The National Bureau of Economic Research recently released their detailed analysis of "the largest dataset on the socioeconomic backgrounds of students at American colleges spanning the last 100 years".
While more students from the families in the lowest 20% of parental income now enroll in college, few low-income students attend the highest status colleges.
From the paper:
The first part of our paper shows that there has been virtually no change in the representation of lower-income students at elite colleges, both private and public. Upper-income students decreased their representation at such colleges in the post-WWII period, but have since regained ground. The relative stability of the economic backgrounds of students at elite colleges contrasts with the sharp increase in students’ racial and geographic diversity at these institutions. These patterns suggest that changes in racial and geographic diversity have all taken place within the middle and upper portions of the parental income distribution. (emphasis added)
Neither the GI Bill nor the expansion of standardize admissions tests (to make admissions more "objective") made much of a difference.
For over 100 years, low-income students have been only 5% of the student body at Ivy League universities, MIT, Chicago, Duke, MIT and Stanford, and elite small private liberal arts colleges.
Elite public colleges do somewhat better but still enroll a "small and stagnant" number of students from families at the lowest 20% of parental income. At Berkeley and UCLA, "the proportion of students that come from the bottom 20% rose from less than 3% in the 1920s to 10% by the early 2000s."
From p. 89:

While comprehensive, the data for the paper ends in 2019. The authors note that a small number of campuses have introduced new "no room, board or tuition" policies for the lowest income students since 2019, but there's no clear evidence yet of how effective these are for drawing more lower-income students.
We know that pipelines are broken as early childhood and K-12 schools are unequally funded and millions of children live in poverty. We know that more privileged parents respond to uncertain times by hoarding opportunity for their own children. We know that students aspiring to college from low-income communities have too little information about actual college costs, and about positioning themselves to be strong candidates for admission.
We've known all of this for the entire century represented by the data in this study.
I absolutely do not believe that elite schools are the only places that students can access an excellent public education.
I do believe that one of the reasons that so few low-income students are admitted to the highest-status colleges is that the elite are hoarding access to the networks and higher-pay opportunities that those campuses have long opened to people like them.
And in this moment when extremely wealthy actors are dismantling public websites for dissemination of research into educational inequalities while forbidding any federal funding for new projects, I'm avoiding any links to the national data bases that I've used throughout my career, because they may be gone at any time.
And more than ever, we deeply need advocates for fairness, equity, and justice.

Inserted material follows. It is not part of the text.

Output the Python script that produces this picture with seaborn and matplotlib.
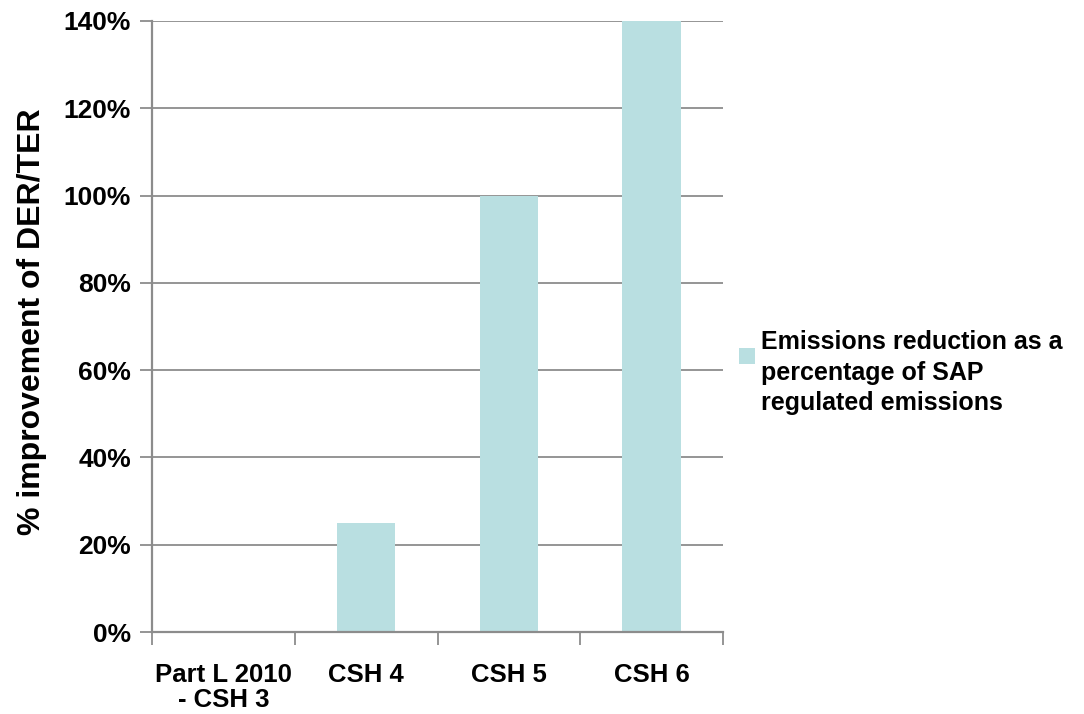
import matplotlib
matplotlib.use("Agg")
import matplotlib.pyplot as plt
import seaborn as sns
import pandas as pd
from matplotlib.patches import Patch, Rectangle
from matplotlib.legend_handler import HandlerBase
from matplotlib.ticker import MultipleLocator, FuncFormatter

categories = ["Part L 2010\n- CSH 3", "CSH 4", "CSH 5", "CSH 6"]
values = [0, 25, 100, 140]
series_name = "Emissions reduction as a\npercentage of SAP\nregulated emissions"

sns.set_style("white")
plt.rcParams["font.family"] = ["Liberation Sans", "DejaVu Sans"]
plt.rcParams["font.weight"] = "bold"
plt.rcParams["text.color"] = "black"
plt.rcParams["axes.labelcolor"] = "black"
plt.rcParams["xtick.color"] = "black"
plt.rcParams["ytick.color"] = "black"
plt.rcParams["ytick.left"] = True
plt.rcParams["xtick.bottom"] = True

bar_color = "#B9DFE1"
axis_gray = "#8C8C8C"


class TopSquareHandler(HandlerBase):
    """Legend key drawn as a small square level with the first text line."""

    def create_artists(self, legend, orig_handle, xdescent, ydescent,
                       width, height, fontsize, trans):
        side = 0.62 * fontsize
        x0 = -xdescent + width - side
        y0 = -ydescent + height - side - 0.18 * fontsize
        rect = Rectangle((x0, y0), side, side,
                         facecolor=orig_handle.get_facecolor(),
                         edgecolor="none", transform=trans)
        return [rect]


df = pd.DataFrame({"category": categories, "value": values})

fig = plt.figure(figsize=(10.84, 7.14), dpi=100)
ax = fig.add_axes([0.1402, 0.1148, 0.5268, 0.8558])

sns.barplot(data=df, x="category", y="value", color=bar_color, width=0.41,
            saturation=1, linewidth=0, edgecolor="none", ax=ax)

ax.set_ylim(0, 140)
ax.set_xlim(-0.5, len(categories) - 0.5)
ax.yaxis.set_major_locator(MultipleLocator(20))
ax.yaxis.set_major_formatter(FuncFormatter(lambda v, p: f"{int(v)}%"))
ax.grid(axis="y", color=axis_gray, linewidth=1.3)
ax.set_axisbelow(True)

for side in ["top", "right"]:
    ax.spines[side].set_visible(False)
for side in ["left", "bottom"]:
    ax.spines[side].set_color(axis_gray)
    ax.spines[side].set_linewidth(1.6)

ax.tick_params(axis="y", which="major", left=True, direction="out", length=9,
               width=1.3, color=axis_gray, labelcolor="black", labelsize=19,
               pad=6)
# category labels centred, tick marks on category boundaries
ax.set_xticks(range(len(categories)))
ax.set_xticklabels(categories, fontsize=18.5, fontweight="bold",
                   linespacing=1.05, ha="center", color="black")
ax.tick_params(axis="x", which="major", bottom=False, length=0, pad=22)
ax.set_xticks([i - 0.5 for i in range(len(categories) + 1)], minor=True)
ax.tick_params(axis="x", which="minor", bottom=True, direction="out",
               length=9, width=1.3, color=axis_gray)
for lbl in ax.get_yticklabels():
    lbl.set_fontweight("bold")

ax.set_xlabel("")
ax.set_ylabel("% improvement of DER/TER", fontsize=23, fontweight="bold",
              color="black")
ax.yaxis.set_label_coords(-0.184, 0.508)

handle = Patch(facecolor=bar_color, edgecolor="none")
leg = fig.legend([handle], [series_name], loc="center left",
                 bbox_to_anchor=(0.661, 0.478), frameon=False,
                 prop={"size": 18, "weight": "bold"}, handlelength=0.62,
                 handleheight=3.5, handletextpad=0.25,
                 handler_map={Patch: TopSquareHandler()})
for txt in leg.get_texts():
    txt.set_linespacing(1.35)

fig.savefig("out.png", dpi=100)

Because as faculty are reporting, it's getting ever more ugly:
My university has a grant to provide scholarships, mentoring, research opportunities & career support to academically talented low-income students in STEM. It’s a really fantastic & successful program. Today Ted Cruz flagged it to be cut because it’s "advanced neo-Marxist class warfare propaganda.”
— Seth Cotlar (@sethcotlar.bsky.social) February 11, 2025 at 8:42 PM
(for subscribers who read these posts on email, click through to the website if these two Bluesky posts aren't visible, since email servers sometimes strip posts of this code).
Some of the radical woke Marxist things they do in that program: - they teach students how to build credit and pay off student loans - they have alumni come talk about their career paths - they teach them how the graduate/professional school application process works
— Seth Cotlar (@sethcotlar.bsky.social) February 11, 2025 at 9:16 PM
I'm sad and furious in equal measures, and will keep documenting the long-standing structural inequalities and the ways in which educational institutions have fallen so short of equalizing opportunity. In sadness and fury, I'll keep writing about the ways in which educational institutions have been silent for too long about the breadth and depth of social class inequalities.